The 2016 Teradata ANZ Survey found that 15% of organisations are constantly analysing data and making real-time data based decisions. A further 21% use data to make business changes, but not in real time.
A quarter of organisations believe they are not mature because they collect data but don't use data analytics, the survey found.
"Businesses are beginning to realise the need to move beyond simply acquiring the right technology and tools to collect and analyse data, towards a cultural shift that puts data at the centre of the business, effectively giving data a seat at the decision-making table," explains Alec Gardner, general manager, Advanced Analytics at Teradata.

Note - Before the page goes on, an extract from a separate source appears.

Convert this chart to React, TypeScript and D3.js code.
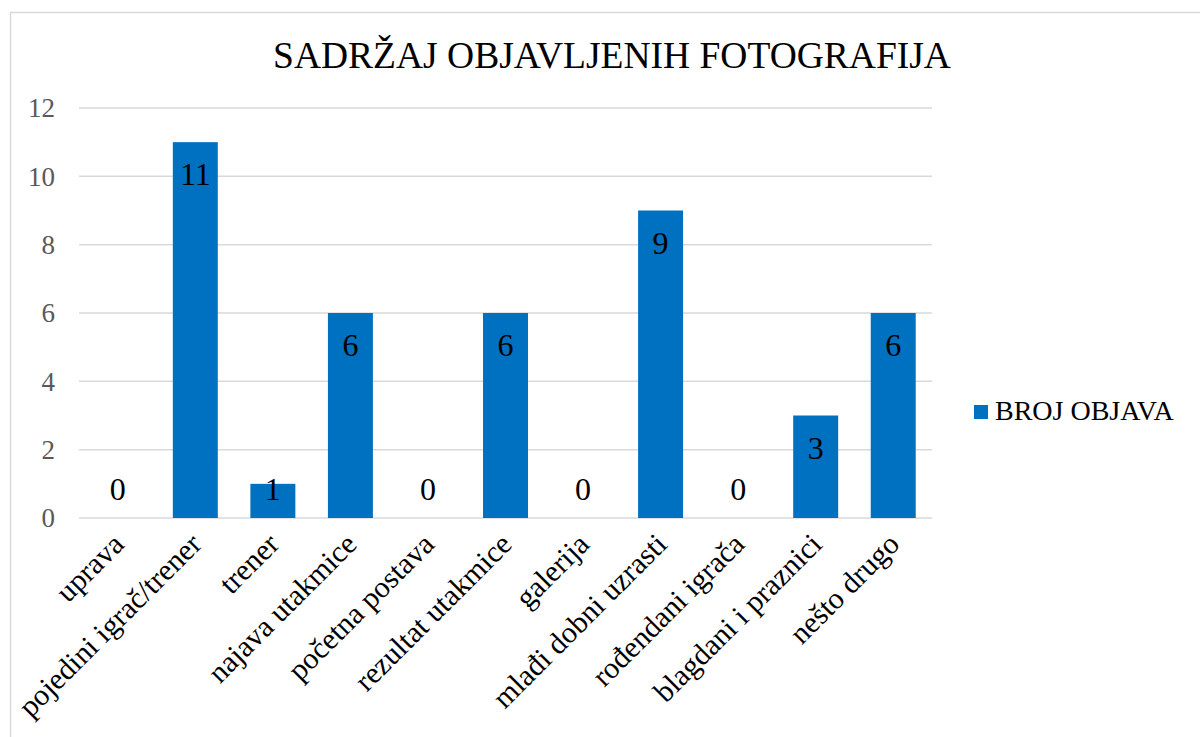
import * as d3 from "d3";
import React from "react";

const categories = [
  "uprava",
  "pojedini igrač/trener",
  "trener",
  "najava utakmice",
  "početna postava",
  "rezultat utakmice",
  "galerija",
  "mlađi dobni uzrasti",
  "rođendani igrača",
  "blagdani i praznici",
  "nešto drugo",
];
const values = [0, 11, 1, 6, 0, 6, 0, 9, 0, 3, 6];
const yTicks = [0, 2, 4, 6, 8, 10, 12];
const seriesName = "BROJ OBJAVA";
const title = "SADRŽAJ OBJAVLJENIH FOTOGRAFIJA";

const width = 1200;
const height = 737;
const font = "'Liberation Serif', 'Times New Roman', serif";
const blue = "#0070C0";

export default function App() {
  const svgRef = React.useRef<SVGSVGElement>(null);
  const plot = { left: 79, right: 932, top: 108, bottom: 518 };

  React.useEffect(() => {
    const svg = d3.select(svgRef.current);
    svg.selectAll("*").remove();

    // chart border
    svg
      .append("rect")
      .attr("x", 10.5)
      .attr("y", 12.5)
      .attr("width", 1200)
      .attr("height", 740)
      .attr("fill", "#fff")
      .attr("stroke", "#d9d9d9")
      .attr("stroke-width", 1.5);

    const x = d3
      .scaleBand()
      .domain(categories)
      .range([plot.left, plot.right])
      .paddingInner(0.42)
      .paddingOuter(0.21);

    const y = d3.scaleLinear().domain([0, 12]).range([plot.bottom, plot.top]);

    // gridlines
    svg
      .append("g")
      .selectAll("line")
      .data(yTicks)
      .enter()
      .append("line")
      .attr("x1", plot.left)
      .attr("x2", plot.right)
      .attr("y1", (d) => y(d))
      .attr("y2", (d) => y(d))
      .attr("stroke", "#d9d9d9")
      .attr("stroke-width", 1.5);

    // y tick labels
    svg
      .append("g")
      .selectAll("text")
      .data(yTicks)
      .enter()
      .append("text")
      .attr("x", 55)
      .attr("y", (d) => y(d))
      .attr("dy", "0.35em")
      .attr("text-anchor", "end")
      .attr("font-family", font)
      .attr("font-size", 27)
      .attr("fill", "#595959")
      .text((d) => d);

    // bars
    svg
      .append("g")
      .selectAll("rect")
      .data(values)
      .enter()
      .append("rect")
      .attr("x", (_, i) => x(categories[i]) ?? 0)
      .attr("y", (d) => y(d))
      .attr("width", x.bandwidth())
      .attr("height", (d) => y(0) - y(d))
      .attr("fill", blue);

    // data labels (inside end, pushed above the axis when the bar is too short)
    svg
      .append("g")
      .selectAll("text")
      .data(values)
      .enter()
      .append("text")
      .attr("x", (_, i) => (x(categories[i]) ?? 0) + x.bandwidth() / 2)
      .attr("y", (d) => Math.min(y(d) + 43, y(0) - 18))
      .attr("text-anchor", "middle")
      .attr("font-family", font)
      .attr("font-size", 32)
      .attr("fill", "#000")
      .text((d) => d);

    // x category labels, rotated
    svg
      .append("g")
      .selectAll("text")
      .data(categories)
      .enter()
      .append("text")
      .attr("transform", (d) => {
        const cx = (x(d) ?? 0) + x.bandwidth() / 2 + 8;
        return `translate(${cx},${plot.bottom + 28}) rotate(-45)`;
      })
      .attr("text-anchor", "end")
      .attr("font-family", font)
      .attr("font-size", 30)
      .attr("fill", "#000")
      .text((d) => d);

    // title
    svg
      .append("text")
      .attr("x", 612)
      .attr("y", 68)
      .attr("text-anchor", "middle")
      .attr("font-family", font)
      .attr("font-size", 37.5)
      .attr("fill", "#000")
      .text(title);

    // legend
    const legend = svg.append("g").attr("transform", "translate(974,405)");
    legend.append("rect").attr("width", 14).attr("height", 14).attr("fill", blue);
    legend
      .append("text")
      .attr("x", 21)
      .attr("y", 15)
      .attr("font-family", font)
      .attr("font-size", 28)
      .attr("fill", "#000")
      .text(seriesName);
  }, []);

  return (
    <svg
      ref={svgRef}
      width={width}
      height={height}
      viewBox={`0 0 ${width} ${height}`}
      style={{ position: "absolute", left: 0, top: 0, display: "block" }}
    ></svg>
  );
}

Gardner believes organisations that actually use data instead of using guesstimates or instinct are often more successful in the long term, and delivering ongoing value to stakeholders and customers.

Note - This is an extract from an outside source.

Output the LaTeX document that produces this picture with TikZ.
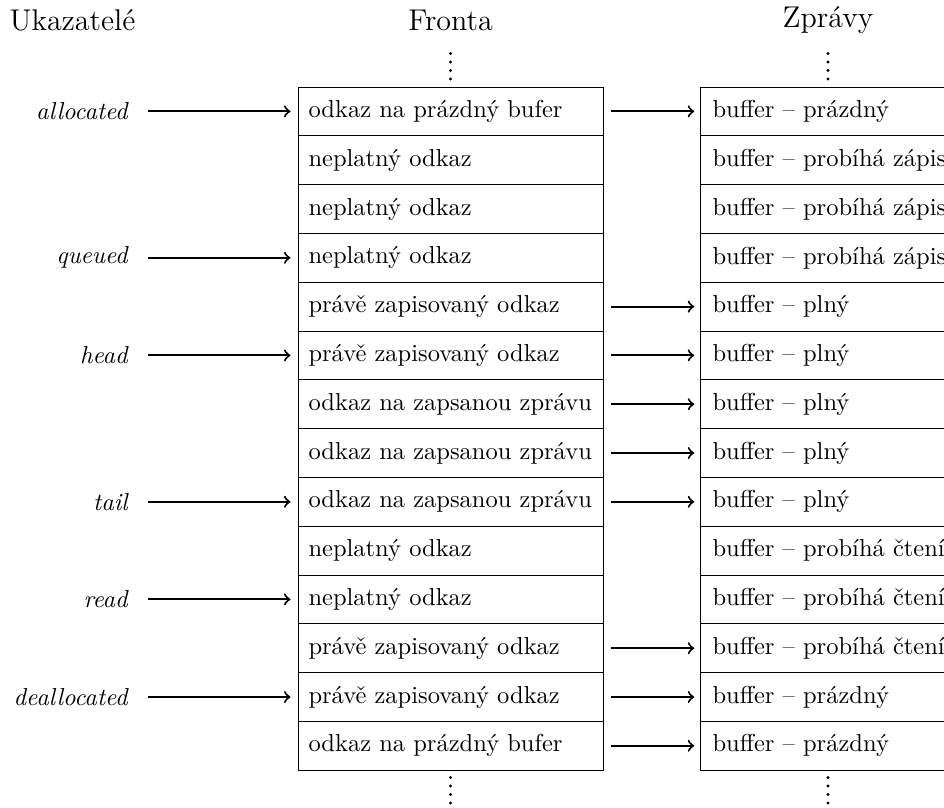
\documentclass[tikz,border=0pt]{standalone}
\usepackage{fontspec}
\newcommand{\rowtxt}[1]{\makebox[114pt][l]{#1}}
\begin{document}
\begin{tikzpicture}[x=0.4pt,y=-0.4pt,
  font=\fontsize{9.8pt}{12pt}\selectfont,
  rowbox/.style={draw,line width=0.4pt,rectangle,minimum height=19.52pt,
    inner xsep=4pt,inner ysep=0pt,anchor=west},
  ptrlabel/.style={anchor=east,font=\fontsize{9.8pt}{12pt}\selectfont\itshape},
  header/.style={font=\large},
  arr/.style={->,line width=0.8pt},
  dotmark/.style={fill=black,draw=none}]
\useasboundingbox (0,0) rectangle (944,807);
\node[header] (hU) at (72.5,20) {Ukazatelé};
\node[header] (hF) at (450.5,20) {Fronta};
\node[header] (hZ) at (828,20) {Zprávy};
\foreach \i/\ft/\bt in {
  0/odkaz na prázdný bufer/buffer – prázdný,
  1/neplatný odkaz/buffer – probíhá zápis,
  2/neplatný odkaz/buffer – probíhá zápis,
  3/neplatný odkaz/buffer – probíhá zápis,
  4/právě zapisovaný odkaz/buffer – plný,
  5/právě zapisovaný odkaz/buffer – plný,
  6/odkaz na zapsanou zprávu/buffer – plný,
  7/odkaz na zapsanou zprávu/buffer – plný,
  8/odkaz na zapsanou zprávu/buffer – plný,
  9/neplatný odkaz/buffer – probíhá čtení,
  10/neplatný odkaz/buffer – probíhá čtení,
  11/právě zapisovaný odkaz/buffer – probíhá čtení,
  12/právě zapisovaný odkaz/buffer – prázdný,
  13/odkaz na prázdný bufer/buffer – prázdný}{
  \node[rowbox] (f\i) at (298,{87+48.8*(\i+0.5)}) {\rowtxt{\ft}};
  \node[rowbox,inner xsep=4.8pt] (b\i) at (700,{87+48.8*(\i+0.5)}) {\rowtxt{\bt}};
}
\foreach \i/\lab in {0/allocated,3/queued,5/head,8/tail,10/read,12/deallocated}{
  \node[ptrlabel] (p\i) at (136.5,{87+48.8*(\i+0.5)}) {\lab};
  \draw[arr,shorten <=4.4pt,shorten >=3pt] (p\i.east) -- (f\i.west);
}
\foreach \i in {0,4,5,6,7,8,11,12,13}{
  \draw[arr,shorten <=2.6pt,shorten >=2.3pt] (f\i.east) -- (b\i.west);
}
\foreach \x in {450.5,828}{
  \foreach \y in {53.5,62,70.5,79}{
    \fill[dotmark] (\x,\y) circle[radius=0.65pt];
  }
  \foreach \y in {777.5,786,794.5,803}{
    \fill[dotmark] (\x,\y) circle[radius=0.65pt];
  }
}
\end{tikzpicture}
\end{document}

"This value manifests as lower costs, increased customer satisfaction and revenues, and an improved bottom line. As data becomes a recognised asset, organisations may reflect its value on the balance sheet," Gardner says.
Teradata has formed five predictions about the future of data in organisations.
Increase in data agility: Businesses will work with more agile data warehouses. These will create a balanced and decentralised framework for a range of workloads and data types. Data analysis is important for customer engagement, logistics, sales, operations, finance, human resources and organisational competitiveness.
Increase in collaborative idea creation: Pooling data and insights provides a better picture of trends and challenges. The self-service tools allow employees to interact with data, broadening the intelligence pool and enabling new ways of engaging with information. This leads to better automated and enterprise social approaches to decision making.
Disciplined testing: The results of turning data insight into actions, disciplined testing requires consistency, accuracy, coverage, correctness and completeness.
IoT and predictions: IoT can be used to improve customer experience and organisational performance. Analysing IoT data can allow organisations to make predictions of trends, outcomes or events. These allow businesses to take action such as maintenance.
Data science will take off: Data scientists will be in hot demand as untrained staff will no longer be able to analyse data. The Teradata Index revealed that organisations are starting to realise data scientists' worth, whether in-house or outsourced. Ten percent of respondents planning to hire one data scientists, 11% planning to hire an entire team, 13% will use an external partner and 6% will develop in-house skills.